A. Bedeutung der Vorschrift

 

Tz. 1

Stand: 22. Auflage – ET: 10/2018

Die Feststellungsklage bildet neben den Gestaltungsklagen und den Leistungsklagen eine dritte, eigenständige Klageart. Mit ihr wird allgemein die verbindliche Feststellung des Bestehens (positive Feststellung) oder des Nichtbestehens (negative Feststellung) eines Rechtsverhältnisses angestrebt. Im Klagensystem der FGO ergänzt sie die Anfechtungsklage und die Leistungsklagen (dazu s. Vor FGO Rz. 18 ff.; s. § 40 FGO Rz. 1). Die in § 41 FGO geregelte Feststellungsklage erfordert kein außergerichtliches Rechtsbehelfsverfahren (s. § 44 Abs. 1 FGO) und ist nicht fristgebunden (s. § 47 Abs. 1 FGO), auch wenn die Feststellung der Nichtigkeit eines Verwaltungsakts begehrt wird (BFH v. 25.09.1990, IX R 84/88, BStBl II 1991, 120). Andererseits ist sie nur zulässig, wenn ein besonderes Feststellungsinteresse besteht (Rz. 6) und wenn der Kläger sein Klagebegehren nicht mit einer Anfechtungs-, Verpflichtungs- oder allgemeinen Leistungsklage verfolgen kann (Rz. 8 ff.; Levedag in Gräber, § 41 FGO Rz. 5). Zur Fortsetzungsfeststellungsklage s. § 100 FGO Rz. 22 ff.

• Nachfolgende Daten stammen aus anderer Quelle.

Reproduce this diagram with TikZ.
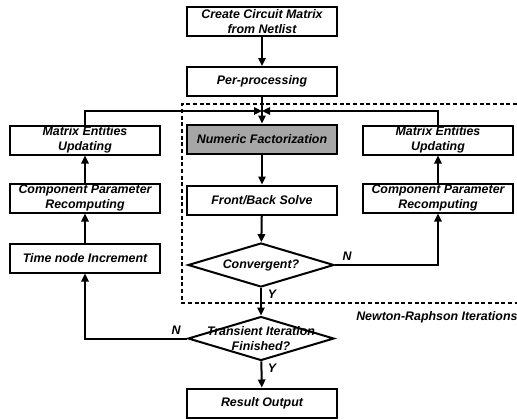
\documentclass[tikz,border=0pt]{standalone}
\usepackage{fontspec}
\setmainfont{Liberation Sans}
\usetikzlibrary{arrows.meta,shapes.geometric}

\definecolor{factgray}{RGB}{166,166,166}

\tikzset{
  txt/.style={font=\fontsize{9.3pt}{11pt}\selectfont\bfseries\itshape},
  block/.style={txt, draw, line width=1.5pt, minimum width=112.5pt, minimum height=21.75pt, inner sep=0pt, align=center},
  decision/.style={draw, diamond, line width=1.5pt, minimum width=109.5pt, minimum height=33pt, inner sep=0pt},
  flow/.style={line width=1.5pt, -{Triangle[length=6pt,width=5.5pt]}},
  nrbox/.style={line width=1.5pt, dash pattern=on 3pt off 2pt}
}

\begin{document}
\begin{tikzpicture}[x=0.75pt,y=0.75pt,yscale=-1,xscale=1]
\useasboundingbox (0,0) rectangle (517,419);

%Shape: Newton-Raphson frame
\draw [nrbox] (517,104) -- (182,104) -- (182,303) -- (517,303) ;

% main column
\node [block] (create) at (262,21.5) {Create Circuit Matrix\\from Netlist};
\node [block] (preproc) at (262,81.5) {Per-processing};
\node [block, fill=factgray] (numfact) at (262,139) {Numeric Factorization};
\node [block] (solve) at (262,200) {Front/Back Solve};
\node [decision, label={[txt, align=center]center:Convergent?}] (conv) at (261,265) {};
\node [decision, label={[txt, align=center]center:Transient Iteration\\Finished?}] (trans) at (261,338.5) {};
\node [block] (result) at (262,403) {Result Output};

% left column
\node [block] (lupdate) at (85,140) {Matrix Entities\\Updating};
\node [block] (lrecomp) at (85,198) {Component Parameter\\Recomputing};
\node [block] (tstep) at (85,258) {Time node Increment};

% right column
\node [block] (rupdate) at (438,140) {Matrix Entities\\Updating};
\node [block] (rrecomp) at (438,198) {Component Parameter\\Recomputing};

\coordinate (merge) at (262,111);

% Text Node
\node [txt, anchor=west, inner sep=0pt] (nrlabel) at (356,317) {Newton-Raphson Iterations};
\node [txt] (convN) at (347,256) {N};
\node [txt] (convY) at (272,294) {Y};
\node [txt] (transN) at (176,330) {N};
\node [txt] (transY) at (272,368) {Y};

%Straight Lines
\draw [flow] (create) -- (preproc);
\draw [flow] (preproc) -- (numfact);
\draw [flow] (numfact) -- (solve);
\draw [flow] (solve) -- (conv);
\draw [flow] (conv) -- (trans);
\draw [flow] (trans) -- (result);
\draw [flow] (conv.east) -| (rrecomp.south);
\draw [flow] (rrecomp) -- (rupdate);
\draw [flow] (rupdate.north) |- (merge);
\draw [flow] (trans.west) -| (tstep.south);
\draw [flow] (tstep) -- (lrecomp);
\draw [flow] (lrecomp) -- (lupdate);
\draw [flow] (lupdate.north) |- (merge);

\end{tikzpicture}
\end{document}
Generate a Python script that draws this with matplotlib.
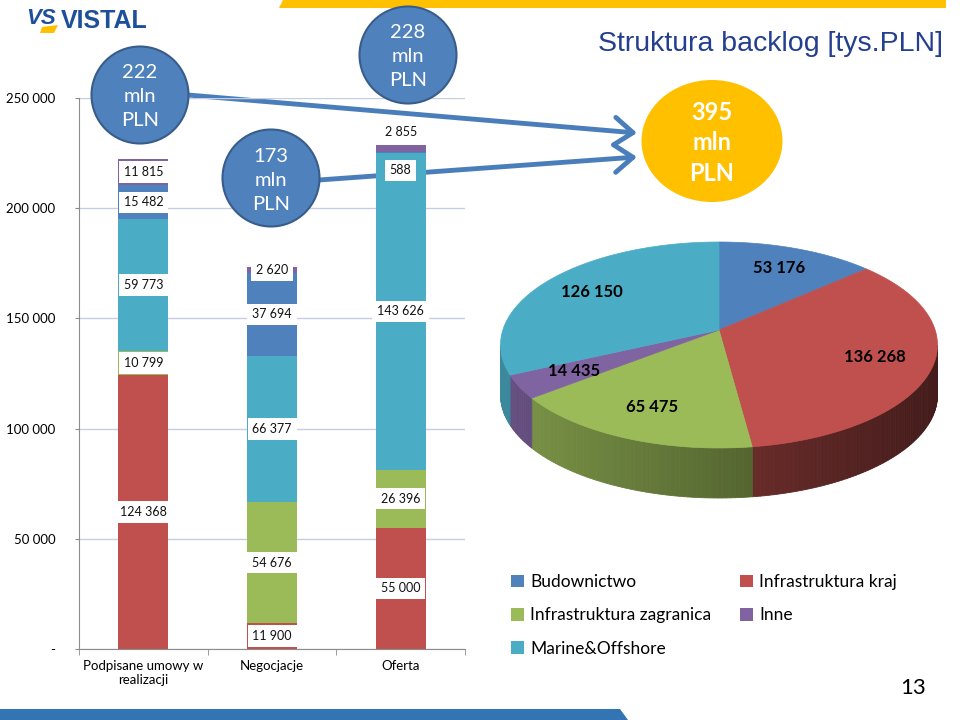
import numpy as np
import matplotlib
matplotlib.use("Agg")
import matplotlib.pyplot as plt
from matplotlib.patches import Ellipse, Polygon, FancyArrowPatch

plt.rcParams['font.family'] = ['Lato', 'DejaVu Sans']

# ---- data (tys. PLN) ----
categories = ["Podpisane umowy w\nrealizacji", "Negocjacje", "Oferta"]
kraj = [124368, 11900, 55000]          # Infrastruktura kraj
zagranica = [10799, 54676, 26396]      # Infrastruktura zagranica
marine = [59773, 66377, 143626]        # Marine&Offshore
budownictwo = [15482, 37694, 588]      # Budownictwo
inne = [11815, 2620, 2855]             # Inne

pie_labels = ["Budownictwo", "Infrastruktura kraj", "Infrastruktura zagranica", "Inne", "Marine&Offshore"]
pie_values = [53176, 136268, 65475, 14435, 126150]

yticks = [0, 50000, 100000, 150000, 200000, 250000]
ytick_labels = ["-", "50 000", "100 000", "150 000", "200 000", "250 000"]

colors = {"Budownictwo": "#4F81BD", "Infrastruktura kraj": "#C0504D",
          "Infrastruktura zagranica": "#9BBB59", "Inne": "#8064A2",
          "Marine&Offshore": "#4BACC6"}

stack = [("Infrastruktura kraj", kraj), ("Infrastruktura zagranica", zagranica),
         ("Marine&Offshore", marine), ("Budownictwo", budownictwo), ("Inne", inne)]

def fmt(v):
    return f"{v:,}".replace(",", " ")

fig = plt.figure(figsize=(9.6, 7.2), dpi=100)
fig.patch.set_facecolor("white")

# background layer (arrows behind bars)
back = fig.add_axes([0, 0, 1, 1], zorder=0)
back.set_xlim(0, 960); back.set_ylim(720, 0); back.axis("off")

# ---- stacked bars ----
ax = fig.add_axes([79/960, 1 - 649/720, (465-79)/960, (649-98)/720], zorder=1)
ax.set_facecolor("none")
x = np.arange(len(categories))
bottom = np.zeros(len(categories))
bars = {}
# labels moved by hand in the original (points)
offsets = {("Budownictwo", 2): -13, ("Inne", 2): 12}
for name, vals in stack:
    vals = np.array(vals)
    bars[name] = ax.bar(x, vals, 0.39, bottom=bottom, color=colors[name], label=name, zorder=2)
    for i in range(len(x)):
        off = offsets.get((name, i), 0)
        ax.annotate(fmt(vals[i]), xy=(x[i], bottom[i] + vals[i] / 2), xytext=(0, off),
                    textcoords="offset points", ha="center", va="center", fontsize=9,
                    color="#111111", zorder=3,
                    bbox=dict(boxstyle="square,pad=0.38", fc="white", ec="none"))
    bottom = bottom + vals
totals = bottom

ax.set_xlim(-0.5, 2.5)
ax.set_ylim(0, 250000)
ax.set_yticks(yticks)
ax.set_yticklabels(ytick_labels, fontsize=9.5)
ax.set_xticks(x)
ax.set_xticklabels(categories, fontsize=9.5, linespacing=1.2)
ax.set_xticks([-0.5, 0.5, 1.5, 2.5], minor=True)
ax.tick_params(axis="x", which="major", length=0, pad=8)
ax.tick_params(axis="x", which="minor", length=4, color="#8C8C8C")
ax.tick_params(axis="y", length=3, color="#8C8C8C", pad=14)
ax.yaxis.grid(True, color="#C8CEE2", lw=1)
ax.set_axisbelow(True)
for s in ["top", "right"]:
    ax.spines[s].set_visible(False)
for s in ["left", "bottom"]:
    ax.spines[s].set_color("#8C8C8C")

# ---- front layer ----
fr = fig.add_axes([0, 0, 1, 1], zorder=2)
fr.set_facecolor("none")
fr.set_xlim(0, 960); fr.set_ylim(720, 0); fr.axis("off")

# slide decorations
fr.add_patch(Polygon([(283, 0), (946, 0), (946, 8), (279, 8)], closed=True, fc="#FFC000", ec="none"))
fr.add_patch(Polygon([(0, 709), (620, 709), (628, 720), (0, 720)], closed=True, fc="#3374B5", ec="none"))
fr.text(61, 21, "VISTAL", fontsize=18, fontweight="bold", color="#1D4F9C",
        family="Liberation Sans", va="center", ha="left")
fr.text(26, 19, "VS", fontsize=16, fontweight="bold", color="#1D4F9C",
        family="Liberation Sans", va="center", ha="left", style="italic")
fr.add_patch(Polygon([(42, 27), (58, 25), (54, 33), (40, 33)], closed=True, fc="#FFC000", ec="none"))
fr.text(943, 44, "Struktura backlog [tys.PLN]", fontsize=20.5, color="#243F8F",
        family="Liberation Sans", ha="right", va="center")
fr.text(913, 688, "13", fontsize=16, color="black", ha="center", va="center")

# arrows to the total
arrow_kw = dict(arrowstyle="->,head_length=0.6,head_width=0.45", mutation_scale=22,
                lw=3.5, color="#4A7EBB", shrinkA=0, shrinkB=0)
back.add_patch(FancyArrowPatch((188, 95), (637, 133), **arrow_kw))
back.add_patch(FancyArrowPatch((319, 180), (637, 157), **arrow_kw))

# bubbles with totals
bubble_pos = [(140, 95), (271, 178), (408, 55)]
for (bx, by), t in zip(bubble_pos, totals):
    fr.add_patch(Ellipse((bx, by), 97, 97, fc="#4F81BD", ec="#385D8A", lw=1.5))
    fr.text(bx, by + 2, f"{int(t // 1000)}\nmln\nPLN", color="white", fontsize=14.5,
            ha="center", va="center", linespacing=1.5)

pie_total = sum(pie_values)
fr.add_patch(Ellipse((712, 141), 141, 122, fc="#FFC000", ec="none"))
fr.text(712, 143, f"{int(pie_total // 1000)}\nmln\nPLN", color="white", fontsize=17,
        fontweight="bold", ha="center", va="center", linespacing=1.4)

# ---- 3D-looking pie ----
cx, cy, A, B, d, h = 719, 330, 1485, 692.6, 6.87, 50

def proj(r, th):
    u = r * np.sin(th)
    v = -r * np.cos(th)
    return cx + A * u / (d - v), cy + B * v / (d - v)

vals = np.array(pie_values, dtype=float)
edges = np.concatenate([[0], np.cumsum(vals) / vals.sum()]) * 2 * np.pi
th_lo = np.arccos(-1 / d)
th_hi = 2 * np.pi - th_lo
xl, _ = proj(1, th_hi)
xr, _ = proj(1, th_lo)

def shade(c, f):
    rgb = np.array(matplotlib.colors.to_rgb(c))
    return tuple(np.clip(rgb * f, 0, 1))

for name, a, b in zip(pie_labels, edges[:-1], edges[1:]):
    lo, hi = max(a, th_lo), min(b, th_hi)
    if hi > lo:
        ts = np.linspace(lo, hi, max(int((hi - lo) * 60), 2))
        for t1, t2 in zip(ts[:-1], ts[1:]):
            x1, y1 = proj(1, t1)
            x2, y2 = proj(1, t2)
            f = 0.8 - 0.45 * ((x1 + x2) / 2 - xl) / (xr - xl)
            c = shade(colors[name], f)
            fr.add_patch(Polygon([(x1, y1), (x2, y2), (x2, y2 + h), (x1, y1 + h)],
                                 closed=True, fc=c, ec=c, lw=0.6, zorder=2))

for name, a, b, v in zip(pie_labels, edges[:-1], edges[1:], pie_values):
    ts = np.linspace(a, b, 100)
    px, py = proj(1, ts)
    pts = [(cx, cy)] + list(zip(px, py))
    fr.add_patch(Polygon(pts, closed=True, fc=colors[name], ec=colors[name], lw=0.5, zorder=3))
    lx, ly = proj(0.74, (a + b) / 2)
    fr.text(lx, ly, fmt(v), fontsize=12, fontweight="bold", color="black",
            ha="center", va="center", zorder=4)

# ---- legend ----
order = ["Budownictwo", "Infrastruktura zagranica", "Marine&Offshore", "Infrastruktura kraj", "Inne"]
fig.legend([bars[n] for n in order], order, ncol=2, loc="upper left",
           bbox_to_anchor=(511/960, 1 - 574/720), frameon=False, fontsize=12.5,
           handlelength=0.75, handleheight=0.75, handletextpad=0.35,
           columnspacing=1.65, labelspacing=1.0, borderpad=0, borderaxespad=0)

fig.savefig("out.png", dpi=100)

B. Gegenstand der Feststellungsklage (§ 41 Abs. 1 FGO)

 

Tz. 2

Stand: 22. Auflage – ET: 10/2018

Nach § 41 Abs. 1 FGO kann mit der Feststellungsklage die Feststellung des Bestehens oder Nichtbestehens eines Rechtsverhältnisses oder der Nichtigkeit eines Verwaltungsaktes begehrt werden. Diese Aufzählung ist abschließend. Daher kommt im Prozess keine Zwischenfeststellungsklage wegen Vorgreiflichkeit eines Rechtsverhältnisses für die Endentscheidung in Betracht, insbes. auch nicht aufgrund entsprechender Anwendung von § 256 Abs. 2 ZPO über § 155 Satz 1 FGO (von Beckerath in Gosch, § 41 FGO Rz. 5; Levedag in Gräber, § 41 FGO Rz. 44; Steinhauff in HHSp, § 41 FGO Rz. 88; a. A. für den allgemeinen Verwaltungsprozess Kopp/Schenke, § 43 VwGO Rz. 33). Grds. ist ebenso die Feststellung der (Un-)Gültigkeit von Rechtsnormen oder Verwaltungsvorschriften ausgeschlossen (z. B. BFH v. 23.09.1999, XI R 66/98, BStBl II 2000, 533; Steinhauff in HHSp, § 41 FGO Rz. 122), es sei denn, aus der betreffenden Norm ergibt sich ein feststellungsfähiges Rechtsverhältnis (z. B. BFH v. 11.11.2010, VII B 36/10, BFH/NV 2011, 1036; Steinhauff in HHSp, § 41 FGO Rz. 112).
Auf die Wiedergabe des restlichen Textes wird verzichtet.